Return the listing below verbatim. Pictures do not belong in the copy.
Data excerpt start
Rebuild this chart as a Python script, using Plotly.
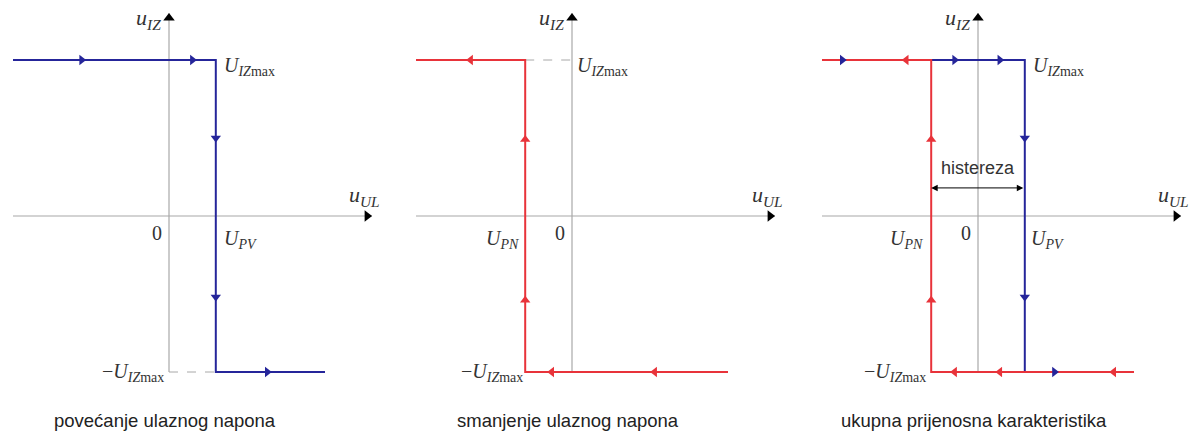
import plotly.graph_objects as go

# hysteresis comparator, units: volts (U_IZmax = 10, thresholds +-3)
U_IZMAX = 10
U_PV = 3
U_PN = -3
U_UL_MIN = -10
U_UL_MAX = 10

# rising input (blue) and falling input (red) transfer curves
rise_x = [U_UL_MIN, U_PV, U_PV, U_UL_MAX]
rise_y = [U_IZMAX, U_IZMAX, -U_IZMAX, -U_IZMAX]
fall_x = [U_UL_MAX, U_PN, U_PN, U_UL_MIN]
fall_y = [-U_IZMAX, -U_IZMAX, U_IZMAX, U_IZMAX]

# direction arrows
arr1_rise_x = [-5.6, 1.5, 3, 3, 6.3]
arr1_rise_y = [10, 10, 5.0, -5.2, -10]
arr1_rise_dir = ["right", "right", "down", "down", "right"]

arr2_fall_x = [-6.5, -3, -3, -1.3, 5.3]
arr2_fall_y = [10, 4.9, -5.4, -10, -10]
arr2_fall_dir = ["left", "up", "up", "left", "left"]

arr3_rise_x = [-8.7, -1.5, 1.4, 3, 3, 4.9]
arr3_rise_y = [10, 10, 10, 5.0, -5.2, -10]
arr3_rise_dir = ["right", "right", "right", "down", "down", "right"]
arr3_fall_x = [-4.6, -3, -3, -1.5, 1.4, 8.7]
arr3_fall_y = [10, 4.9, -5.4, -10, -10, -10]
arr3_fall_dir = ["left", "up", "up", "left", "left", "left"]

captions = ["povećanje ulaznog napona", "smanjenje ulaznog napona",
            "ukupna prijenosna karakteristika"]

BLUE = "#25259a"
RED = "#e8333a"
GRAY = "#a8a8a8"
SERIF = "Liberation Serif"

W, H = 1196, 437
PX = 15.6                    # pixels per volt
origins = [169, 572, 978]    # x pixel of the origin in each panel
ORIGIN_Y = 216
XR = [-10.8, 13.8]
YR = [-(H - ORIGIN_Y) / PX, ORIGIN_Y / PX]

fig = go.Figure()
layout = dict(width=W, height=H, margin=dict(l=0, r=0, t=0, b=0),
              paper_bgcolor="white", plot_bgcolor="white", showlegend=False)

for i, ox in enumerate(origins):
    n = "" if i == 0 else str(i + 1)
    left = (ox + XR[0] * PX) / W
    right = (ox + XR[1] * PX) / W
    layout["xaxis" + n] = dict(domain=[left, right], range=XR, visible=False,
                               anchor="y" + n)
    layout["yaxis" + n] = dict(domain=[0, 1], range=YR, visible=False,
                               anchor="x" + n)
fig.update_layout(**layout)

AX_LO, AX_HI = -10, 13


def axes(p):
    xa, ya = "x" + p, "y" + p
    fig.add_trace(go.Scatter(x=[AX_LO, AX_HI], y=[0, 0], mode="lines",
                             line=dict(color=GRAY, width=1.2), xaxis=xa, yaxis=ya,
                             hoverinfo="skip"))
    fig.add_trace(go.Scatter(x=[0, 0], y=[AX_LO, AX_HI], mode="lines",
                             line=dict(color=GRAY, width=1.2), xaxis=xa, yaxis=ya,
                             hoverinfo="skip"))
    fig.add_trace(go.Scatter(x=[AX_HI - 0.3, 0], y=[0, AX_HI - 0.3], mode="markers",
                             marker=dict(symbol=["triangle-right", "triangle-up"],
                                         size=10, color="black"),
                             xaxis=xa, yaxis=ya, hoverinfo="skip"))


def curve(p, x, y, color):
    fig.add_trace(go.Scatter(x=x, y=y, mode="lines", line=dict(color=color, width=2),
                             xaxis="x" + p, yaxis="y" + p))


def arrows(p, x, y, d, color):
    fig.add_trace(go.Scatter(x=x, y=y, mode="markers",
                             marker=dict(symbol=["triangle-" + s for s in d],
                                         size=9, color=color),
                             xaxis="x" + p, yaxis="y" + p))


def dashed(p, x, y):
    fig.add_trace(go.Scatter(x=x, y=y, mode="lines",
                             line=dict(color=GRAY, width=1, dash="dash"),
                             xaxis="x" + p, yaxis="y" + p))


for p in ["", "2", "3"]:
    axes(p)

dashed("", [0, U_PV], [-U_IZMAX, -U_IZMAX])
curve("", rise_x, rise_y, BLUE)
arrows("", arr1_rise_x, arr1_rise_y, arr1_rise_dir, BLUE)

dashed("2", [U_PN, 0], [U_IZMAX, U_IZMAX])
curve("2", fall_x, fall_y, RED)
arrows("2", arr2_fall_x, arr2_fall_y, arr2_fall_dir, RED)

curve("3", rise_x, rise_y, BLUE)
curve("3", fall_x, fall_y, RED)
arrows("3", arr3_rise_x, arr3_rise_y, arr3_rise_dir, BLUE)
arrows("3", arr3_fall_x, arr3_fall_y, arr3_fall_dir, RED)

# labels
UIZ = "<i>u</i><sub><i>IZ</i></sub>"
UUL = "<i>u</i><sub><i>UL</i></sub>"
UMAX = "<i>U</i><sub><i>IZ</i>max</sub>"
UPV = "<i>U</i><sub><i>PV</i></sub>"
UPN = "<i>U</i><sub><i>PN</i></sub>"
mf = dict(family=SERIF, size=20, color="#333333")
uf = dict(family=SERIF, size=22, color="#333333")


def label(p, text, x, y, xanchor="left", yanchor="middle", font=mf):
    fig.add_annotation(text=text, x=x, y=y, xref="x" + p, yref="y" + p,
                       showarrow=False, xanchor=xanchor, yanchor=yanchor, font=font)


for i, p in enumerate(["", "2", "3"]):
    label(p, UIZ, -0.4, 12.6, "right", font=uf)
    label(p, UUL, 12.5, 1.3, "center", font=uf)
    label(p, "0", -0.8, -1.1, "center")

label("", UMAX, 3.4, 9.6)
label("", UPV, 3.4, -1.5)
label("", "\u2212" + UMAX, -0.2, -10.0, "right")

label("2", UMAX, 0.2, 9.6)
label("2", UPN, -3.3, -1.5, "right")
label("2", "\u2212" + UMAX, -3.0, -10.0, "right")

label("3", UMAX, 3.4, 9.6)
label("3", UPV, 3.3, -1.5)
label("3", UPN, -3.4, -1.5, "right")
label("3", "\u2212" + UMAX, -3.2, -10.0, "right")

# hysteresis width marker
fig.add_annotation(x=U_PN, y=1.8, ax=U_PV, ay=1.8, xref="x3", yref="y3",
                   axref="x3", ayref="y3", text="", showarrow=True,
                   arrowhead=2, arrowsize=1.3, arrowwidth=1, arrowcolor="black",
                   startarrowhead=2, startarrowsize=1.3, arrowside="end+start")
fig.add_annotation(text="histereza", x=0, y=3.1, xref="x3", yref="y3",
                   showarrow=False, font=dict(family="Liberation Sans", size=18,
                                              color="#333333"))

for ox, cap in zip(origins, captions):
    fig.add_annotation(text=cap, x=(ox - 4) / W, y=1 - 420 / H, xref="paper",
                       yref="paper", showarrow=False, xanchor="center",
                       yanchor="middle",
                       font=dict(family="Liberation Sans", size=18.5, color="#222222"))

fig.write_html("out.html", config={"displayModeBar": False},
               post_script="document.body.style.margin='0';")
Data excerpt end
Correct response:
Rebuild this chart as a Python script, using Plotly.
import plotly.graph_objects as go

# hysteresis comparator, units: volts (U_IZmax = 10, thresholds +-3)
U_IZMAX = 10
U_PV = 3
U_PN = -3
U_UL_MIN = -10
U_UL_MAX = 10

# rising input (blue) and falling input (red) transfer curves
rise_x = [U_UL_MIN, U_PV, U_PV, U_UL_MAX]
rise_y = [U_IZMAX, U_IZMAX, -U_IZMAX, -U_IZMAX]
fall_x = [U_UL_MAX, U_PN, U_PN, U_UL_MIN]
fall_y = [-U_IZMAX, -U_IZMAX, U_IZMAX, U_IZMAX]

# direction arrows
arr1_rise_x = [-5.6, 1.5, 3, 3, 6.3]
arr1_rise_y = [10, 10, 5.0, -5.2, -10]
arr1_rise_dir = ["right", "right", "down", "down", "right"]

arr2_fall_x = [-6.5, -3, -3, -1.3, 5.3]
arr2_fall_y = [10, 4.9, -5.4, -10, -10]
arr2_fall_dir = ["left", "up", "up", "left", "left"]

arr3_rise_x = [-8.7, -1.5, 1.4, 3, 3, 4.9]
arr3_rise_y = [10, 10, 10, 5.0, -5.2, -10]
arr3_rise_dir = ["right", "right", "right", "down", "down", "right"]
arr3_fall_x = [-4.6, -3, -3, -1.5, 1.4, 8.7]
arr3_fall_y = [10, 4.9, -5.4, -10, -10, -10]
arr3_fall_dir = ["left", "up", "up", "left", "left", "left"]

captions = ["povećanje ulaznog napona", "smanjenje ulaznog napona",
            "ukupna prijenosna karakteristika"]

BLUE = "#25259a"
RED = "#e8333a"
GRAY = "#a8a8a8"
SERIF = "Liberation Serif"

W, H = 1196, 437
PX = 15.6                    # pixels per volt
origins = [169, 572, 978]    # x pixel of the origin in each panel
ORIGIN_Y = 216
XR = [-10.8, 13.8]
YR = [-(H - ORIGIN_Y) / PX, ORIGIN_Y / PX]

fig = go.Figure()
layout = dict(width=W, height=H, margin=dict(l=0, r=0, t=0, b=0),
              paper_bgcolor="white", plot_bgcolor="white", showlegend=False)

for i, ox in enumerate(origins):
    n = "" if i == 0 else str(i + 1)
    left = (ox + XR[0] * PX) / W
    right = (ox + XR[1] * PX) / W
    layout["xaxis" + n] = dict(domain=[left, right], range=XR, visible=False,
                               anchor="y" + n)
    layout["yaxis" + n] = dict(domain=[0, 1], range=YR, visible=False,
                               anchor="x" + n)
fig.update_layout(**layout)

AX_LO, AX_HI = -10, 13


def axes(p):
    xa, ya = "x" + p, "y" + p
    fig.add_trace(go.Scatter(x=[AX_LO, AX_HI], y=[0, 0], mode="lines",
                             line=dict(color=GRAY, width=1.2), xaxis=xa, yaxis=ya,
                             hoverinfo="skip"))
    fig.add_trace(go.Scatter(x=[0, 0], y=[AX_LO, AX_HI], mode="lines",
                             line=dict(color=GRAY, width=1.2), xaxis=xa, yaxis=ya,
                             hoverinfo="skip"))
    fig.add_trace(go.Scatter(x=[AX_HI - 0.3, 0], y=[0, AX_HI - 0.3], mode="markers",
                             marker=dict(symbol=["triangle-right", "triangle-up"],
                                         size=10, color="black"),
                             xaxis=xa, yaxis=ya, hoverinfo="skip"))


def curve(p, x, y, color):
    fig.add_trace(go.Scatter(x=x, y=y, mode="lines", line=dict(color=color, width=2),
                             xaxis="x" + p, yaxis="y" + p))


def arrows(p, x, y, d, color):
    fig.add_trace(go.Scatter(x=x, y=y, mode="markers",
                             marker=dict(symbol=["triangle-" + s for s in d],
                                         size=9, color=color),
                             xaxis="x" + p, yaxis="y" + p))


def dashed(p, x, y):
    fig.add_trace(go.Scatter(x=x, y=y, mode="lines",
                             line=dict(color=GRAY, width=1, dash="dash"),
                             xaxis="x" + p, yaxis="y" + p))


for p in ["", "2", "3"]:
    axes(p)

dashed("", [0, U_PV], [-U_IZMAX, -U_IZMAX])
curve("", rise_x, rise_y, BLUE)
arrows("", arr1_rise_x, arr1_rise_y, arr1_rise_dir, BLUE)

dashed("2", [U_PN, 0], [U_IZMAX, U_IZMAX])
curve("2", fall_x, fall_y, RED)
arrows("2", arr2_fall_x, arr2_fall_y, arr2_fall_dir, RED)

curve("3", rise_x, rise_y, BLUE)
curve("3", fall_x, fall_y, RED)
arrows("3", arr3_rise_x, arr3_rise_y, arr3_rise_dir, BLUE)
arrows("3", arr3_fall_x, arr3_fall_y, arr3_fall_dir, RED)

# labels
UIZ = "<i>u</i><sub><i>IZ</i></sub>"
UUL = "<i>u</i><sub><i>UL</i></sub>"
UMAX = "<i>U</i><sub><i>IZ</i>max</sub>"
UPV = "<i>U</i><sub><i>PV</i></sub>"
UPN = "<i>U</i><sub><i>PN</i></sub>"
mf = dict(family=SERIF, size=20, color="#333333")
uf = dict(family=SERIF, size=22, color="#333333")


def label(p, text, x, y, xanchor="left", yanchor="middle", font=mf):
    fig.add_annotation(text=text, x=x, y=y, xref="x" + p, yref="y" + p,
                       showarrow=False, xanchor=xanchor, yanchor=yanchor, font=font)


for i, p in enumerate(["", "2", "3"]):
    label(p, UIZ, -0.4, 12.6, "right", font=uf)
    label(p, UUL, 12.5, 1.3, "center", font=uf)
    label(p, "0", -0.8, -1.1, "center")

label("", UMAX, 3.4, 9.6)
label("", UPV, 3.4, -1.5)
label("", "\u2212" + UMAX, -0.2, -10.0, "right")

label("2", UMAX, 0.2, 9.6)
label("2", UPN, -3.3, -1.5, "right")
label("2", "\u2212" + UMAX, -3.0, -10.0, "right")

label("3", UMAX, 3.4, 9.6)
label("3", UPV, 3.3, -1.5)
label("3", UPN, -3.4, -1.5, "right")
label("3", "\u2212" + UMAX, -3.2, -10.0, "right")

# hysteresis width marker
fig.add_annotation(x=U_PN, y=1.8, ax=U_PV, ay=1.8, xref="x3", yref="y3",
                   axref="x3", ayref="y3", text="", showarrow=True,
                   arrowhead=2, arrowsize=1.3, arrowwidth=1, arrowcolor="black",
                   startarrowhead=2, startarrowsize=1.3, arrowside="end+start")
fig.add_annotation(text="histereza", x=0, y=3.1, xref="x3", yref="y3",
                   showarrow=False, font=dict(family="Liberation Sans", size=18,
                                              color="#333333"))

for ox, cap in zip(origins, captions):
    fig.add_annotation(text=cap, x=(ox - 4) / W, y=1 - 420 / H, xref="paper",
                       yref="paper", showarrow=False, xanchor="center",
                       yanchor="middle",
                       font=dict(family="Liberation Sans", size=18.5, color="#222222"))

fig.write_html("out.html", config={"displayModeBar": False},
               post_script="document.body.style.margin='0';")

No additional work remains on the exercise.